Ainda é cedo para criar um olhar mais amplo e crítico sobre a sexta temporada de Homeland (que arrancou esta semana na Fox), série que representa uma das mais interessantes criações do panorama atual da ficção criada para o pequeno ecrã tendo conseguido, época após época, solidificar e aprofundar tramas em torno das suas personagens principais sem ao mesmo tempo descuidar a construção de um sólido arco narrativo a cada ano, por ele passando sempre ecos dos focos de instabilidade do mapa político mundial contemporâneo.

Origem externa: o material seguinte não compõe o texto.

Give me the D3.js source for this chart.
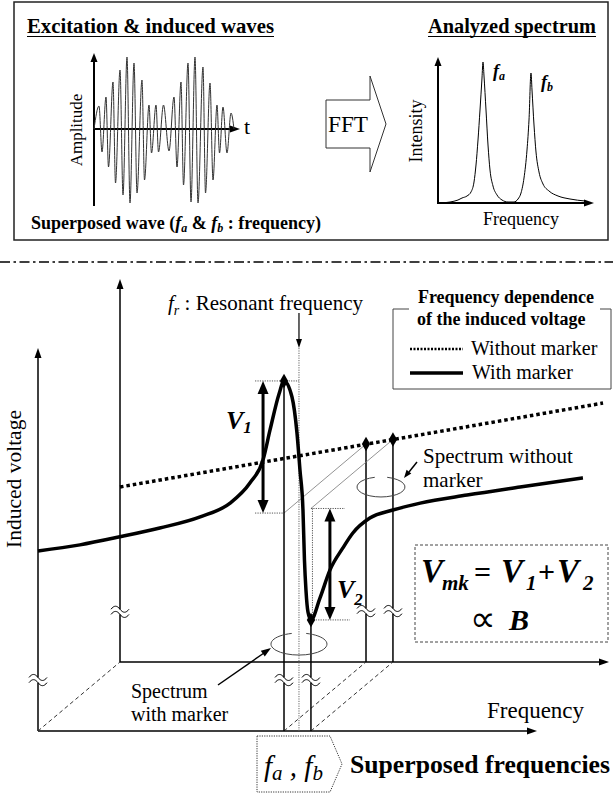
<!DOCTYPE html>
<html>
<head>
<meta charset="utf-8">
<script src="https://cdn.jsdelivr.net/npm/d3@7/dist/d3.min.js"></script>
<style>
  body { margin: 0; background: #fff; }
  svg { display: block; }
  text { font-family: "Liberation Serif", "Times New Roman", Times, serif; fill: #000; }
</style>
</head>
<body>
<svg id="fig" width="613" height="795" font-family="Liberation Serif, Times New Roman, serif"></svg>
<script>
// superposed wave, extrema (time, amplitude)
const waveTime = [0, 5, 8, 12, 14.5, 19, 21.5, 26, 29, 33, 36, 40, 43, 48, 50.5, 55, 57.5, 62, 64.5, 69.5,
  75, 80, 83, 87, 89.5, 94, 97, 101, 104, 109, 111.5, 116, 119, 123, 125.5, 129, 133, 137, 140];
const waveAmp = [0, 23, -23, 32, -38, 47, -54, 59, -66, 72, -74, 66, -64, 49, -51, 24, -24, 24, -23, 24,
  -22, 32, -38, 47, -56, 66, -73, 72, -74, 62, -64, 46, -51, 24, -24, 22, -24, 16, 0];

// analysed spectrum (frequency, intensity)
const specFreq = [2, 12, 20, 24, 29, 33, 36, 38, 40, 42, 44, 45, 46, 48, 50, 52, 55, 59, 64, 70,
  76, 80, 83, 86, 89, 91, 93, 94, 96, 98, 101, 105, 111, 120, 132, 147];
const specInt = [0, 1, 3, 5, 7, 11, 21, 38, 63, 93, 125, 141, 127, 93, 58, 33, 17, 8, 3, 1,
  1, 4, 10, 25, 53, 83, 130, 113, 78, 51, 31, 19, 12, 7, 4, 2];
const peakNames = ["a", "b"];
const peakFreq = [45, 93];
const peakInt = [141, 130];

// frequency dependence of induced voltage (arbitrary units)
const markerFreq = [0, 8.4, 16.4, 24.4, 32.5, 38.5, 42.5, 45.1, 46.5, 48.3, 49.3, 50.9, 51.9, 52.5, 53.1,
  53.4, 53.7, 54.1, 54.7, 56.5, 58.5, 61.1, 63.1, 66.5, 71.1, 76.6, 86, 96.6, 109.2];
const markerVolt = [47.0, 48.6, 50.7, 53.0, 55.9, 59.5, 64.8, 70.8, 78.6, 88.0, 91.4, 87.2, 77.8, 68.1, 57.7,
  44.6, 36.8, 31.1, 29.0, 34.7, 42.0, 47.8, 51.7, 55.6, 57.7, 59.5, 61.6, 63.7, 66.1];
const noMarkerFreq = [0, 96.8];
const noMarkerVolt = [45.7, 67.6];
const superFreq = [49.3, 54.7];      // f_a, f_b
const superNoMarker = [56.9, 58.1];  // without marker at f_a, f_b
const superMarker = [91.4, 29.0];    // with marker at f_a, f_b
const resFreq = 52.3;

const svg = d3.select("#fig");
const ink = "#000";
const SERIF = '"Liberation Serif", "Times New Roman", Times, serif';

function seg(x1, y1, x2, y2, w = 1, col = ink, dash = null) {
  const l = svg.append("line").attr("x1", x1).attr("y1", y1).attr("x2", x2).attr("y2", y2)
    .attr("stroke", col).attr("stroke-width", w);
  if (dash) l.attr("stroke-dasharray", dash);
  return l;
}
function head(x, y, ang, L = 10, Wd = 7) {
  svg.append("path").attr("d", `M0,0L${-L},${-Wd / 2}L${-L},${Wd / 2}Z`)
    .attr("transform", `translate(${x},${y}) rotate(${ang})`).attr("fill", ink);
}
function txt(x, y, s, size, opts = {}) {
  const t = svg.append("text").attr("x", x).attr("y", y)
    .style("font-family", SERIF).style("font-size", size + "px");
  if (opts.bold) t.style("font-weight", "bold");
  if (opts.italic) t.style("font-style", "italic");
  if (opts.anchor) t.attr("text-anchor", opts.anchor);
  if (opts.len) t.attr("textLength", opts.len).attr("lengthAdjust", "spacingAndGlyphs");
  if (opts.rot) t.attr("transform", `rotate(${opts.rot},${x},${y})`);
  if (s !== null) t.text(s);
  return t;
}
function sub(t, s, size, dy, italic = true) {
  t.append("tspan").attr("dy", dy).style("font-size", size + "px")
    .style("font-style", italic ? "italic" : "normal").text(s);
}
function brk(x, y) {
  svg.append("rect").attr("x", x - 3).attr("y", y - 2.5).attr("width", 6).attr("height", 5).attr("fill", "#fff");
  [-2.6, 2.6].forEach(o => {
    svg.append("path").attr("d", `M${x - 9},${y + o} C${x - 6},${y + o - 4} ${x - 3},${y + o - 4} ${x},${y + o} S${x + 6},${y + o + 4} ${x + 9},${y + o}`)
      .attr("fill", "none").attr("stroke", ink).attr("stroke-width", 1);
  });
}

// ---------- top panel ----------
svg.append("rect").attr("x", 14).attr("y", 2).attr("width", 594).attr("height", 238)
  .attr("fill", "none").attr("stroke", "#222").attr("stroke-width", 1.5);

txt(27, 33, "Excitation & induced waves", 20.5, {bold: true, len: 247});
seg(27, 36.5, 274, 36.5, 1.2);
txt(428, 33, "Analyzed spectrum", 20.5, {bold: true, len: 168});
seg(428, 36.5, 596, 36.5, 1.2);

// wave
const xW = d3.scaleLinear().domain([0, 142]).range([94, 236]);
const yW = d3.scaleLinear().domain([-76, 76]).range([205, 53]);
seg(94, 206, 94, 60, 2);
head(94, 53, -90, 9, 7);
seg(94, yW(0), 232, yW(0), 2);
head(240, yW(0), 0, 10, 7);
txt(244, yW(0) + 5, "t", 22);
txt(82, 130, "Amplitude", 17, {anchor: "middle", rot: -90});
svg.append("path")
  .datum(d3.zip(waveTime, waveAmp))
  .attr("d", d3.line().x(d => xW(d[0])).y(d => yW(d[1])).curve(d3.curveMonotoneX))
  .attr("fill", "none").attr("stroke", "#333").attr("stroke-width", 1);

// FFT block arrow
svg.append("path").attr("d", "M326,100L370,100L370,76L386,124L370,172L370,148L326,148Z")
  .attr("fill", "#fff").attr("stroke", "#333").attr("stroke-width", 1);
txt(348, 132, "FFT", 24, {anchor: "middle", len: 40});

// spectrum
const xS = d3.scaleLinear().domain([0, 155]).range([438, 593]);
const yS = d3.scaleLinear().domain([0, 146]).range([203, 57]);
seg(xS(0), yS(0) + 1, xS(0), 66, 2);
head(xS(0), 57, -90, 9, 7);
seg(xS(0), yS(0), 585, yS(0), 2);
head(594, yS(0), 0, 10, 7);
svg.append("path")
  .datum(d3.zip(specFreq, specInt))
  .attr("d", d3.line().x(d => xS(d[0])).y(d => yS(d[1])).curve(d3.curveMonotoneX))
  .attr("fill", "none").attr("stroke", ink).attr("stroke-width", 1);
peakNames.forEach((n, i) => {
  const t = txt(xS(peakFreq[i]) + 10, yS(peakInt[i]) + 15, null, 18, {bold: true, italic: true});
  t.append("tspan").text("f");
  sub(t, n, 12, 3);
});
txt(422, 131, "Intensity", 18, {anchor: "middle", rot: -90});
txt(521, 225, "Frequency", 18, {anchor: "middle"});

// caption
{
  const t = txt(31, 229, null, 18, {bold: true, len: 290});
  t.append("tspan").text("Superposed wave (");
  t.append("tspan").style("font-style", "italic").text("f");
  sub(t, "a", 12, 3);
  t.append("tspan").attr("dy", -3).text(" & ");
  t.append("tspan").style("font-style", "italic").text("f");
  sub(t, "b", 12, 3);
  t.append("tspan").attr("dy", -3).text(" : frequency)");
}

// separator
seg(0, 262, 613, 262, 1.3, ink, "10,3.5,2.5,3.5");

// ---------- 3D panel ----------
const xF = d3.scaleLinear().domain([0, 100]).range([38, 537]);
const yV = d3.scaleLinear().domain([0, 100]).range([731, 348]);
const DX = 82, DY = -69;           // depth offset of the back plane
const fx = f => xF(f), fy = v => yV(v);
const bx = f => xF(f) + DX, by = v => yV(v) + DY;

// axes
seg(fx(0), fy(0), fx(0), fy(100) + 8, 1.5); head(fx(0), fy(100), -90, 10, 7);
seg(bx(0), by(0), bx(0), by(100) + 8, 1.5); head(bx(0), by(100), -90, 10, 7);
seg(fx(0), fy(0), fx(100) - 8, fy(0), 1.5); head(fx(100), fy(0), 0, 10, 7);
seg(bx(0), by(0), bx(98) - 8, by(0), 1.5); head(bx(98), by(0), 0, 10, 7);
seg(fx(0), fy(0), bx(0), by(0), 1, "#333", "4,3");

// resonant frequency dotted line and pointer
seg(fx(resFreq), fy(100), fx(resFreq), fy(0), 1, "#666", "1.2,1.2");
seg(fx(resFreq), 313, fx(resFreq), fy(100) - 8, 1.2);
head(fx(resFreq), fy(100), 90, 9, 6);

// depth lines + vertical spectrum lines
superFreq.forEach((f, i) => {
  seg(fx(f), fy(0), bx(f), by(0), 1, "#333", "4,3");
  seg(bx(f), by(superNoMarker[i]), fx(f), fy(superNoMarker[i]), 0.8, "#777");
  seg(bx(f), by(superNoMarker[i]), bx(f), by(0), 1.5);
  seg(fx(f), fy(superMarker[i]), fx(f), fy(0), 1.5);
});

// reference dotted levels
const dotted = "1.2,1.2";
seg(fx(43.5), fy(superMarker[0]), fx(resFreq), fy(superMarker[0]), 1, "#555", dotted);
seg(fx(43.5), fy(superNoMarker[0]), fx(superFreq[0]), fy(superNoMarker[0]), 1, "#555", dotted);
seg(fx(superFreq[1]), fy(superNoMarker[1]), fx(61.5), fy(superNoMarker[1]), 1, "#555", dotted);
seg(fx(superFreq[1]) + 1.5, fy(superNoMarker[1]), fx(superFreq[1]) + 1.5, fy(superMarker[1]), 1, "#555", dotted);
seg(fx(superFreq[1]), fy(superMarker[1]), fx(62.5), fy(superMarker[1]), 1, "#555", dotted);

// curves
svg.append("path")
  .datum(d3.zip(noMarkerFreq, noMarkerVolt))
  .attr("d", d3.line().x(d => bx(d[0])).y(d => by(d[1])))
  .attr("fill", "none").attr("stroke", ink).attr("stroke-width", 3.5).attr("stroke-dasharray", "3.5,3");
svg.append("path")
  .datum(d3.zip(markerFreq, markerVolt))
  .attr("d", d3.line().x(d => fx(d[0])).y(d => fy(d[1])).curve(d3.curveMonotoneX))
  .attr("fill", "none").attr("stroke", ink).attr("stroke-width", 3.5);

// breaks
[[fx(0), fy(13.3)], [bx(0), by(13.1)]].forEach(p => brk(p[0], p[1]));
superFreq.forEach(f => { brk(fx(f), fy(13.3)); brk(bx(f), by(13.3)); });

// diamonds
const dia = d3.symbol().type(d3.symbolDiamond).size(60);
superFreq.forEach((f, i) => {
  svg.append("path").attr("d", dia).attr("transform", `translate(${fx(f)},${fy(superMarker[i])})`).attr("fill", ink);
  svg.append("path").attr("d", dia).attr("transform", `translate(${bx(f)},${by(superNoMarker[i])})`).attr("fill", ink);
});

// V1 and V2 arrows
function dbl(x, yTop, yBot) {
  seg(x, yTop + 10, x, yBot - 10, 3);
  head(x, yTop, -90, 13, 11);
  head(x, yBot, 90, 13, 11);
}
dbl(fx(45.1), fy(superMarker[0]), fy(superNoMarker[0]));
dbl(fx(58.5), fy(superNoMarker[1]), fy(superMarker[1]));
{
  const t1 = txt(226, 429, null, 26, {bold: true, italic: true});
  t1.append("tspan").text("V");
  sub(t1, "1", 17, 4);
  const t2 = txt(337, 598, null, 26, {bold: true, italic: true});
  t2.append("tspan").text("V");
  sub(t2, "2", 17, 7);
}

// ellipses
function ell(cx, cy, rx, ry) {
  const a0 = -75 * Math.PI / 180, a1 = -105 * Math.PI / 180;
  svg.append("path")
    .attr("d", `M${cx + rx * Math.cos(a0)},${cy + ry * Math.sin(a0)} A${rx},${ry} 0 1 1 ${cx + rx * Math.cos(a1)},${cy + ry * Math.sin(a1)}`)
    .attr("fill", "none").attr("stroke", "#444").attr("stroke-width", 1);
}
ell(fx(resFreq), fy(22.7), 28, 11);
ell(bx(resFreq), by(45.7), 24, 10);

// pointers
seg(218, 685, 264, 653, 1.5); head(271, 648, -34.8, 10, 7);
seg(417, 462, 409, 472, 1.5); head(404, 478, 128, 8, 6);

// labels
{
  const t = txt(168, 310, null, 21);
  t.append("tspan").style("font-style", "italic").text("f");
  sub(t, "r", 14, 5);
  t.append("tspan").attr("dy", -5).text(" : Resonant frequency");
}
txt(131, 698, "Spectrum", 20);
txt(131, 721, "with  marker", 20);
txt(423, 463, "Spectrum without", 21);
txt(423, 487, "marker", 21);
txt(487, 718, "Frequency", 23);
txt(21, 479, "Induced voltage", 21.5, {anchor: "middle", rot: -90});

// legend box
seg(393, 309, 409, 309, 1, "#444");
seg(600, 309, 611, 309, 1, "#444");
seg(393, 309, 393, 389, 1, "#444");
seg(393, 389, 611, 389, 1, "#444");
seg(611, 309, 611, 389, 1, "#444");
txt(506, 303, "Frequency dependence", 18, {bold: true, anchor: "middle"});
txt(417, 325, "of the induced voltage", 18, {bold: true});
seg(410, 349, 463, 349, 2.5, ink, "2,1.5");
txt(471, 355, "Without marker", 20);
seg(410, 373, 463, 373, 3.5);
txt(472, 379, "With marker", 20);

// formula box
svg.append("rect").attr("x", 415).attr("y", 545).attr("width", 193).attr("height", 97)
  .attr("fill", "none").attr("stroke", "#444").attr("stroke-width", 1).attr("stroke-dasharray", "3,2");
{
  const bi = {bold: true, italic: true};
  txt(421, 582, "V", 33, bi);
  txt(442, 590, "mk", 21, bi);
  txt(474, 582, "=", 30, {bold: true});
  txt(501, 582, "V", 33, bi);
  txt(526, 590, "1", 21, bi);
  txt(538, 582, "+", 30, {bold: true});
  txt(557, 582, "V", 33, bi);
  txt(583, 590, "2", 21, bi);
  txt(470, 631, "\u221D", 36);
  txt(509, 630, "B", 30, bi);
}

// superposed frequencies tag
svg.append("path").attr("d", "M257,736L330,736L342,764L330,792L257,792Z")
  .attr("fill", "none").attr("stroke", "#333").attr("stroke-width", 1).attr("stroke-dasharray", "1.2,1.2");
{
  const t = txt(264, 776, null, 29, {italic: true});
  t.append("tspan").text("f");
  sub(t, "a", 21, 4);
  t.append("tspan").attr("dy", -4).text(" , ");
  t.append("tspan").text("f");
  sub(t, "b", 21, 4);
}
txt(350, 773, "Superposed frequencies", 25, {bold: true, len: 260});
</script>
</body>
</html>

Sabíamos já que a ação seria devolvida a solo americano depois de algum tempo vivido entre o médio oriente e, na última temporada, a cidade de Berlim. O que não sabia a equipa de argumentistas, de casting e de realização, quando estavam a escrever, escolher elenco e a filmar os episódios da sexta temporada, era que, contra o que se previa, a Casa Branca recebe em 2017 não uma mulher, mas sim Donald Trump. E o cunho de atualidade que a ideia de termos, também aqui, uma mulher como presidente-eleita, em tempo de espera pela tomada de posse, traduziu afinal um daqueles momentos em que a realidade acabou por ultrapassar a ficção. Mas a figura de Elisabeth Keane, uma senadora de Nova Iorque (olhem só a coincidência com Hillary Clinton) que foi eleita para a presidência parece ser mesmo assim uma das peças mais interessantes das novas que este primeiro episódio colocou em jogo. É desde logo um golpe certeiro a escolha da atriz Elisabeth Marvel para o papel... Basta que nos lembremos da terceira e quarta temporadas de House of Cards para recordarmos como ali vestiu brilhantemente o papel de Heather Dunbar, que disputava com Frank Underwood a nomeação pelos democratas. Ou seja, a ressonância desses ecos presidenciáveis acaba por estar na nossa memória recente e vê-la, agora, presidente-eleita (mesmo com uma outra personagem numa outra série) acaba por carregar essa herança de familiaridade. Mesmo assim, mais do que a escolha da atriz, o mais interessante a acompanhar nesta presidente-eleita parece ser o modo como, e aqui ao contrário do que seria de supor em Hillary, ela parece não seguir muitas das opções habitualmente em cena nas questões de política internacional. Tem assim uma pitada de, eventualmente, Sanders ou até Trump, embora com devidas distâncias. Veremos como evolui nas cenas dos próximos capítulos. E que implicações tem o novo tabuleiro de xadrez político nas relações internas na CIA, que terão expressão aqui através das figuras de Dar Adal (F. Murray Abraham) e de Saul Berenson (Mandy Patinkin).
O outro foco interessante a seguir tem a ver com sinais de islamofobia que habitam a detenção de um jovem negro muçulmano, filho de emigrantes mas já cidadão americano e que, apesar de ter uma consciência crítica, até ver parece mais ser uma voz de protesto do que uma eventual ameaça terrorista. Também aqui há que ver o que os próximos episódios nos dizem. É precisamente em volta deste jovem que reencontramos a figura (central) de Carrie Mathison (Claire Danes), que regressou aos EUA e trabalha num centro que procura zelar pela integração social de muçulmanos residentes na área de Nova Iorque.
Ela estará certamente no epicentro da trama, devendo a evolução da narrativa juntar a dimensão política nacional (em vésperas de tomada de posse) e uma eventual ameaça de segurança (ou o receio de que ela possa existir, ainda não sabemos) à continuação de uma atenção pela dimensão mais pessoal do seu quotidiano, quer pelo facto de estar ela a educar a filha, quer na órbita de Peter Quinn (Rupert Friend), que recupera num hospital das sequelas da violência a que foi sujeito em Berlim e cujo relacionamento com a protagonista gerou os momentos de mais intenso jogo de emoções no relativamente tranquilo episódio de estreia da sexta temporada... Mas não me cheira que a coisa se mantenha calma daqui em diante... Para já, começou bem.
A sexta temporada de "Homeland" é exibida às quartas-feiras, pelas 22.10 na Fox.